I built a barn on my property and my taxes increased. Why?
- Agricultural classification applies to land only. It does not apply to improvements on the land, including non-residential farm buildings such as barns and stables. The market value of these improvements will be added to the tax roll.
I really need to start building on my property right away. Can you go ahead and approve my application for agricultural classification?
- January 1st of each year is the statutory assessment date. Therefore, the property must be in bona fide commercial agricultural use, or reasonable effort must have been made and continues to be made, on this date. The Property Appraiser cannot pre-approve agricultural use classifications. The granting of all or part of an application for agricultural classification is made only after all relevant information on the parcel has been analyzed by the Property Appraiser.
I need to get my property use code changed to “ag exempt” so I can keep my chickens (or other personal farm pets)

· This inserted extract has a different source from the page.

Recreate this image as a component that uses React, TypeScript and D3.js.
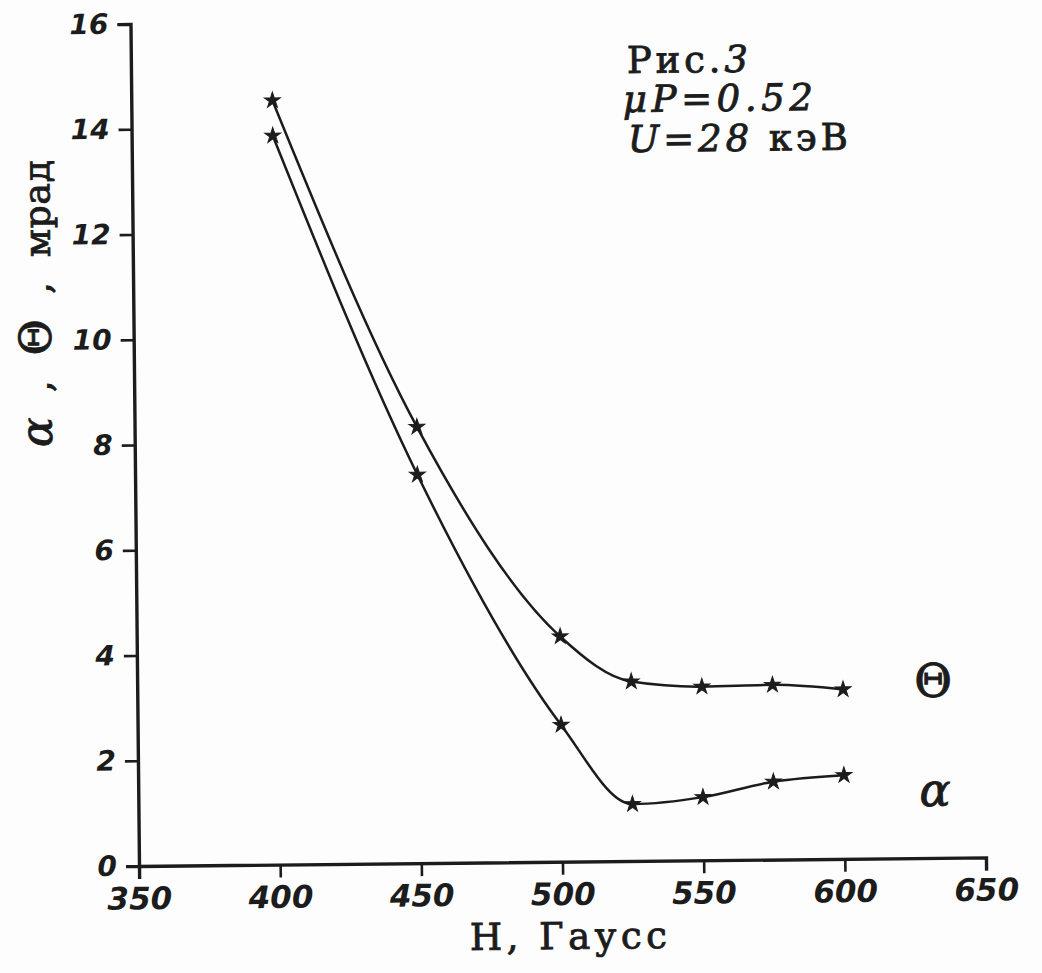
import React, { useEffect, useRef } from "react";
import * as d3 from "d3";

// Magnetic field H (Gauss) and the two measured angles (mrad)
const fieldH = [400, 450, 500, 525, 550, 575, 600];
const thetaMrad = [14.52, 8.29, 4.28, 3.41, 3.3, 3.32, 3.22];
const alphaMrad = [13.85, 7.38, 2.6, 1.08, 1.2, 1.48, 1.59];
const xTicks = [350, 400, 450, 500, 550, 600, 650];
const yTicks = [0, 2, 4, 6, 8, 10, 12, 14, 16];

const W = 1042;
const H = 973;
const ORIGIN = { x: 139, y: 866 };
const TILT = -0.58;
const INK = "#1c1c1c";
const TYPE = "'DejaVu Serif', 'Liberation Serif', serif";
const NUM = "'DejaVu Sans', sans-serif";

type Pt = [number, number];

export default function App() {
  const xAxisRef = useRef<SVGGElement>(null);
  const yAxisRef = useRef<SVGGElement>(null);

  const x = d3.scaleLinear().domain([350, 650]).range([0, 847]);
  const y = d3.scaleLinear().domain([0, 16]).range([0, -842]);

  const line = d3
    .line<Pt>()
    .x((d) => x(d[0]))
    .y((d) => y(d[1]))
    .curve(d3.curveMonotoneX);

  const theta: Pt[] = fieldH.map((h, i) => [h, thetaMrad[i]]);
  const alpha: Pt[] = fieldH.map((h, i) => [h, alphaMrad[i]]);
  const star = d3.symbol().type(d3.symbolStar).size(78)();

  useEffect(() => {
    const gx = d3.select(xAxisRef.current!);
    gx.call(
      d3
        .axisBottom(x)
        .tickValues(xTicks)
        .tickSize(13)
        .tickPadding(8)
        .tickFormat(d3.format("d"))
    );
    gx.attr("font-size", null).attr("font-family", null);
    gx.select(".domain").attr("stroke", INK).attr("stroke-width", 3.4);
    gx.selectAll(".tick line").attr("stroke", INK).attr("stroke-width", 2.6);
    gx.selectAll(".tick text")
      .attr("fill", INK)
      .attr("font-family", NUM)
      .attr("font-weight", "bold")
      .attr("font-style", "italic")
      .attr("font-size", 31)
      .attr("dy", "0.72em");

    const gy = d3.select(yAxisRef.current!);
    gy.call(
      d3
        .axisLeft(y)
        .tickValues(yTicks)
        .tickSize(13)
        .tickPadding(9)
        .tickFormat(d3.format("d"))
    );
    gy.attr("font-size", null).attr("font-family", null);
    gy.select(".domain").attr("stroke", INK).attr("stroke-width", 3.4);
    gy.selectAll(".tick line").attr("stroke", INK).attr("stroke-width", 2.6);
    gy.selectAll(".tick text")
      .attr("fill", INK)
      .attr("font-family", NUM)
      .attr("font-weight", "bold")
      .attr("font-style", "italic")
      .attr("font-size", 28);
  }, []);

  const tilt = (px: number, py: number) => `rotate(${TILT} ${px} ${py})`;
  const ink = { fill: INK, stroke: INK, strokeWidth: 0.9 } as const;

  return (
    <div style={{ position: "absolute", left: 0, top: 0 }}>
      <svg width={W} height={H} viewBox={`0 0 ${W} ${H}`} style={{ display: "block", background: "#fdfdfd" }}>
        <g transform={`translate(${ORIGIN.x},${ORIGIN.y}) rotate(${TILT})`}>
          <g ref={xAxisRef} />
          <g ref={yAxisRef} />
          <path d={line(theta) ?? ""} fill="none" stroke={INK} strokeWidth={2.5} />
          <path d={line(alpha) ?? ""} fill="none" stroke={INK} strokeWidth={2.5} />
          {theta.map((d, i) => (
            <path key={`t${i}`} d={star ?? ""} transform={`translate(${x(d[0])},${y(d[1])})`} fill={INK} stroke={INK} strokeWidth={1} />
          ))}
          {alpha.map((d, i) => (
            <path key={`a${i}`} d={star ?? ""} transform={`translate(${x(d[0])},${y(d[1])})`} fill={INK} stroke={INK} strokeWidth={1} />
          ))}
        </g>

        {/* axis titles */}
        <text
          x={470}
          y={950}
          fontFamily={TYPE}
          fontSize={37}
          {...ink}
          textLength={197}
          lengthAdjust="spacing"
          transform={tilt(470, 950)}
        >
          H, Гаусс
        </text>
        <text
          x={0}
          y={0}
          {...ink}
          style={{ whiteSpace: "pre" }}
          textLength={287}
          lengthAdjust="spacing"
          transform={`translate(52,447) rotate(${-90 + TILT})`}
        >
          <tspan fontFamily={TYPE} fontStyle="italic" fontSize={44}>α</tspan>
          <tspan fontFamily={TYPE} fontSize={36}>{"  ,  "}</tspan>
          <tspan fontFamily={TYPE} fontSize={44}>Θ</tspan>
          <tspan fontFamily={TYPE} fontSize={36}>{"  ,  мрад"}</tspan>
        </text>

        {/* curve labels */}
        <text x={933} y={697} textAnchor="middle" fontFamily={TYPE} fontSize={46} {...ink}>
          Θ
        </text>
        <text x={935} y={806} textAnchor="middle" fontFamily={TYPE} fontStyle="italic" fontSize={46} {...ink}>
          α
        </text>

        {/* figure caption */}
        <g fontFamily={TYPE} fontSize={37} {...ink}>
          <text x={627} y={73} textLength={121} lengthAdjust="spacing" transform={tilt(627, 73)}>
            Рис.<tspan fontStyle="italic">3</tspan>
          </text>
          <text x={623} y={112} fontStyle="italic" textLength={190} lengthAdjust="spacing" transform={tilt(623, 112)}>
            μP=0.52
          </text>
          <text x={628} y={152} textLength={220} lengthAdjust="spacing" transform={tilt(628, 152)}>
            <tspan fontStyle="italic">U=28</tspan> кэВ
          </text>
        </g>
      </svg>
    </div>
  );
}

- Agricultural classification is for land used primarily for “bona fide commercial agricultural purposes." Bona fide commercial agricultural purposes means good faith, commercial agricultural use of the land with the intent of earning a profit (personal uses or hobbies do not qualify).
- If your land is being used for commercial agricultural purposes, you are encouraged to apply for agricultural classification.
- Only the acreage that is actually used for the agricultural operation can be classified. The classification does not blanket your entire property.
- Agricultural property use codes are assigned by the Property Appraiser to parcels that have been approved for agricultural classification.
- Zoning and future land use designations are not related to agricultural classification. These designations, as well as subdivision or neighborhood restrictions, determine the legal uses of your property.
While specific, these are only guidelines. The granting of all or part of an application for agricultural classification is made only after all relevant information on the parcel has been analyzed by the Property Appraiser.